If we were limited to only explore what we're currently exploring, we'd never have made Transformer models.

> It could be theoretically possible to build an AGI smarter than a human, but is it really plausible if it turns out to need a data center the size of the Hadron Collider and the energy of a small country to maintain itself?

That would be an example of "some kind of magic special sauce", given human brains fit on the inside if a skull and use 20 watts regardless of if they are Einstein or a village idiot, and we can make humans more capable by giving them normal computer with normal software like a calculator and a spreadsheet.
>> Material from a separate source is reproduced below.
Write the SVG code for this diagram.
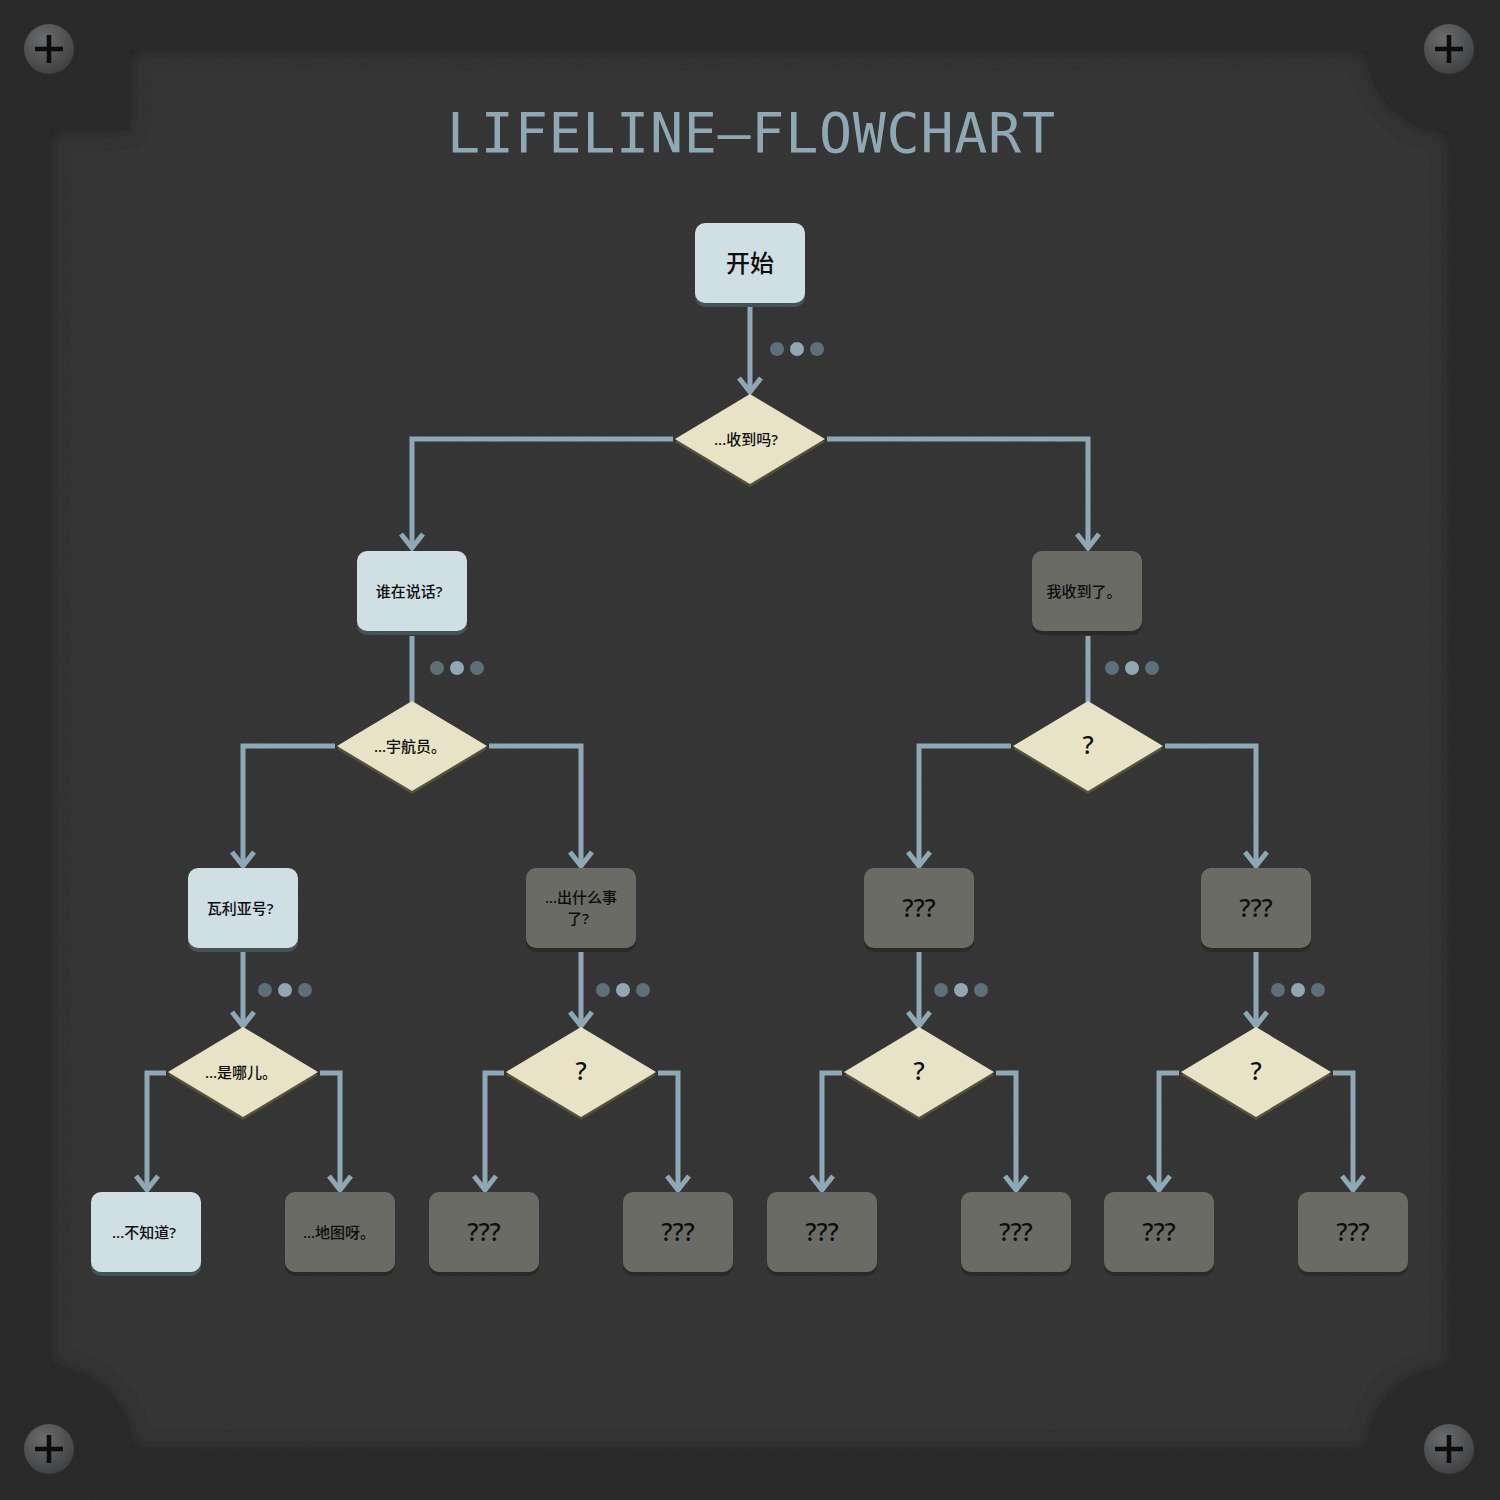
<svg xmlns="http://www.w3.org/2000/svg" width="1500" height="1500" viewBox="0 0 1500 1500">
<style>
.cj{font-family:"Noto Sans","Noto Sans CJK SC",sans-serif;font-weight:500;fill:#0d0d0d;text-anchor:middle}
.s14{font-size:15px}
.s22{font-size:25px}
.s24{font-size:24px}
.lb{fill:#cfdfe4}
.lbs{fill:#435459}
.gr{fill:#6b6b65}
.grs{fill:#2a2a27}
.dm{fill:#e8e3c6}
.dms{fill:#55523b}
.con{fill:none;stroke:#8ea9b5;stroke-width:5;stroke-linejoin:miter}
.da{fill:#5b7079}
.dl{fill:#8fa8b3}
</style>
<defs>
<filter id="noise" x="0" y="0" width="100%" height="100%">
<feTurbulence type="fractalNoise" baseFrequency="0.9" numOctaves="3" seed="4"/>
<feColorMatrix type="matrix" values="0 0 0 0 0  0 0 0 0 0  0 0 0 0 0  0 0 0 -1.4 1.1"/>
</filter>
<filter id="inset" x="-5%" y="-5%" width="110%" height="110%">
<feFlood flood-color="#000" flood-opacity="0.55"/>
<feComposite in2="SourceAlpha" operator="out"/>
<feGaussianBlur stdDeviation="9"/>
<feComposite in2="SourceAlpha" operator="in" result="sh"/>
<feMerge><feMergeNode in="SourceGraphic"/><feMergeNode in="sh"/></feMerge>
</filter>
<radialGradient id="screw" cx="0.4" cy="0.3" r="0.8">
<stop offset="0" stop-color="#6a6c6e"/>
<stop offset="1" stop-color="#3a3b3d"/>
</radialGradient>
<marker id="arr" markerUnits="userSpaceOnUse" markerWidth="34" markerHeight="34" viewBox="-17 -17 34 34" refX="0" refY="0" orient="auto">
<path d="M-14,-11 L0,0 L-14,11" fill="none" stroke="#8ea9b5" stroke-width="5"/>
</marker>
<g id="scr">
<circle r="25" fill="url(#screw)"/>
<path d="M-14,0 H14 M0,-14 V14" stroke="#0c0c0c" stroke-width="4.5"/>
</g>
</defs>
<rect width="1500" height="1500" fill="#2c2c2c"/>
<path d="M130,50 H1368 A82,82 0 0 0 1450,132 V1368 A82,82 0 0 0 1368,1450 H132 A82,82 0 0 0 50,1368 V130 H130 Z" fill="#393939" filter="url(#inset)"/>
<rect width="1500" height="1500" filter="url(#noise)" opacity="0.1"/>
<use href="#scr" x="49" y="49"/>
<use href="#scr" x="1449" y="49"/>
<use href="#scr" x="49" y="1449"/>
<use href="#scr" x="1449" y="1449"/>
<text x="751" y="152" font-family="DejaVu Sans Mono, monospace" font-size="55" fill="#8fa9b4" text-anchor="middle" textLength="608" lengthAdjust="spacing">LIFELINE—FLOWCHART</text>

<g id="connectors">
<path class="con" d="M750,307 V392" marker-end="url(#arr)"/>
<path class="con" d="M673,439 H412 V548" marker-end="url(#arr)"/>
<path class="con" d="M827,439 H1088 V548" marker-end="url(#arr)"/>
<path class="con" d="M412,636 V702"/>
<path class="con" d="M1088,636 V702"/>
<path class="con" d="M335,746 H243 V866" marker-end="url(#arr)"/>
<path class="con" d="M489,746 H581 V866" marker-end="url(#arr)"/>
<path class="con" d="M1011,746 H919 V866" marker-end="url(#arr)"/>
<path class="con" d="M1165,746 H1256 V866" marker-end="url(#arr)"/>
<path class="con" d="M243,952 V1026" marker-end="url(#arr)"/>
<path class="con" d="M581,952 V1026" marker-end="url(#arr)"/>
<path class="con" d="M919,952 V1026" marker-end="url(#arr)"/>
<path class="con" d="M1256,952 V1026" marker-end="url(#arr)"/>
<path class="con" d="M166,1073 H147 V1190" marker-end="url(#arr)"/>
<path class="con" d="M320,1073 H340 V1190" marker-end="url(#arr)"/>
<path class="con" d="M504,1073 H485 V1190" marker-end="url(#arr)"/>
<path class="con" d="M658,1073 H678 V1190" marker-end="url(#arr)"/>
<path class="con" d="M842,1073 H822 V1190" marker-end="url(#arr)"/>
<path class="con" d="M996,1073 H1016 V1190" marker-end="url(#arr)"/>
<path class="con" d="M1179,1073 H1159 V1190" marker-end="url(#arr)"/>
<path class="con" d="M1333,1073 H1353 V1190" marker-end="url(#arr)"/>
</g>

<g id="dots">
<circle class="da" cx="777" cy="349" r="7"/><circle class="dl" cx="797" cy="349" r="7"/><circle class="da" cx="817" cy="349" r="7"/>
<circle class="da" cx="437" cy="668" r="7"/><circle class="dl" cx="457" cy="668" r="7"/><circle class="da" cx="477" cy="668" r="7"/>
<circle class="da" cx="1112" cy="668" r="7"/><circle class="dl" cx="1132" cy="668" r="7"/><circle class="da" cx="1152" cy="668" r="7"/>
<circle class="da" cx="265" cy="990" r="7"/><circle class="dl" cx="285" cy="990" r="7"/><circle class="da" cx="305" cy="990" r="7"/>
<circle class="da" cx="603" cy="990" r="7"/><circle class="dl" cx="623" cy="990" r="7"/><circle class="da" cx="643" cy="990" r="7"/>
<circle class="da" cx="941" cy="990" r="7"/><circle class="dl" cx="961" cy="990" r="7"/><circle class="da" cx="981" cy="990" r="7"/>
<circle class="da" cx="1278" cy="990" r="7"/><circle class="dl" cx="1298" cy="990" r="7"/><circle class="da" cx="1318" cy="990" r="7"/>
</g>

<g id="n-start"><rect class="lbs" x="695" y="227" width="110" height="80" rx="10"/><rect class="lb" x="695" y="223" width="110" height="80" rx="10"/><text class="cj s24" x="750" y="272">开始</text></g>
<g id="d-1"><polygon class="dms" points="675,442 750,397 825,442 750,487"/><polygon class="dm" points="675,439 750,394 825,439 750,484"/><text class="cj s14" x="746" y="445">...收到吗?</text></g>
<g id="n-who"><rect class="lbs" x="357" y="555" width="110" height="80" rx="10"/><rect class="lb" x="357" y="551" width="110" height="80" rx="10"/><text class="cj s14" x="409" y="597">谁在说话?</text></g>
<g id="n-got"><rect class="grs" x="1032" y="555" width="110" height="80" rx="10"/><rect class="gr" x="1032" y="551" width="110" height="80" rx="10"/><text class="cj s14" x="1084" y="597">我收到了。</text></g>
<g id="d-2"><polygon class="dms" points="337,749 412,704 487,749 412,794"/><polygon class="dm" points="337,746 412,701 487,746 412,791"/><text class="cj s14" x="410" y="752">...宇航员。</text></g>
<g id="d-3"><polygon class="dms" points="1013,749 1088,704 1163,749 1088,794"/><polygon class="dm" points="1013,746 1088,701 1163,746 1088,791"/><text class="cj s22" x="1088" y="754">?</text></g>
<g id="n-valia"><rect class="lbs" x="188" y="872" width="110" height="80" rx="10"/><rect class="lb" x="188" y="868" width="110" height="80" rx="10"/><text class="cj s14" x="240" y="914">瓦利亚号?</text></g>
<g id="n-what"><rect class="grs" x="526" y="872" width="110" height="80" rx="10"/><rect class="gr" x="526" y="868" width="110" height="80" rx="10"/><text class="cj s14" x="581" y="903">...出什么事<tspan x="578" y="924">了?</tspan></text></g>
<g id="n-q1"><rect class="grs" x="864" y="872" width="110" height="80" rx="10"/><rect class="gr" x="864" y="868" width="110" height="80" rx="10"/><text class="cj s22" x="919" y="917">???</text></g>
<g id="n-q2"><rect class="grs" x="1201" y="872" width="110" height="80" rx="10"/><rect class="gr" x="1201" y="868" width="110" height="80" rx="10"/><text class="cj s22" x="1256" y="917">???</text></g>
<g id="d-4"><polygon class="dms" points="168,1075 243,1030 318,1075 243,1120"/><polygon class="dm" points="168,1072 243,1027 318,1072 243,1117"/><text class="cj s14" x="241" y="1078">...是哪儿。</text></g>
<g id="d-5"><polygon class="dms" points="506,1075 581,1030 656,1075 581,1120"/><polygon class="dm" points="506,1072 581,1027 656,1072 581,1117"/><text class="cj s22" x="581" y="1080">?</text></g>
<g id="d-6"><polygon class="dms" points="844,1075 919,1030 994,1075 919,1120"/><polygon class="dm" points="844,1072 919,1027 994,1072 919,1117"/><text class="cj s22" x="919" y="1080">?</text></g>
<g id="d-7"><polygon class="dms" points="1181,1075 1256,1030 1331,1075 1256,1120"/><polygon class="dm" points="1181,1072 1256,1027 1331,1072 1256,1117"/><text class="cj s22" x="1256" y="1080">?</text></g>
<g id="n-dunno"><rect class="lbs" x="91" y="1196" width="110" height="80" rx="10"/><rect class="lb" x="91" y="1192" width="110" height="80" rx="10"/><text class="cj s14" x="144" y="1238">...不知道?</text></g>
<g id="n-map"><rect class="grs" x="285" y="1196" width="110" height="80" rx="10"/><rect class="gr" x="285" y="1192" width="110" height="80" rx="10"/><text class="cj s14" x="339" y="1238">...地图呀。</text></g>
<g id="n-q3"><rect class="grs" x="429" y="1196" width="110" height="80" rx="10"/><rect class="gr" x="429" y="1192" width="110" height="80" rx="10"/><text class="cj s22" x="484" y="1241">???</text></g>
<g id="n-q4"><rect class="grs" x="623" y="1196" width="110" height="80" rx="10"/><rect class="gr" x="623" y="1192" width="110" height="80" rx="10"/><text class="cj s22" x="678" y="1241">???</text></g>
<g id="n-q5"><rect class="grs" x="767" y="1196" width="110" height="80" rx="10"/><rect class="gr" x="767" y="1192" width="110" height="80" rx="10"/><text class="cj s22" x="822" y="1241">???</text></g>
<g id="n-q6"><rect class="grs" x="961" y="1196" width="110" height="80" rx="10"/><rect class="gr" x="961" y="1192" width="110" height="80" rx="10"/><text class="cj s22" x="1016" y="1241">???</text></g>
<g id="n-q7"><rect class="grs" x="1104" y="1196" width="110" height="80" rx="10"/><rect class="gr" x="1104" y="1192" width="110" height="80" rx="10"/><text class="cj s22" x="1159" y="1241">???</text></g>
<g id="n-q8"><rect class="grs" x="1298" y="1196" width="110" height="80" rx="10"/><rect class="gr" x="1298" y="1192" width="110" height="80" rx="10"/><text class="cj s22" x="1353" y="1241">???</text></g>
</svg>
A human with a Pi Zero implant they can access by thought, which is basically the direction Neuralink is going but should be much easier in an AI that's simulating a brain scan, is vastly more capable than an un-augmented human.

Oh, and transistors operate faster than synapses by about the same ratio that wolves outpace continental drift; the limiting factor being that synapses use less energy right now — it's known to be possible to use less energy than synapses do, just expensive to build.

> Maybe the best way to solve the "alignment problem", and other issues of creating super-intelligence, is to solve the problem of how best to raise and educate intelligent and well-adjusted humans?

Perhaps, but we're not exactly good at that.

Should still look onto it anyway, it's useful regardless, but just don't rely on that being the be-all and end-all of alignment.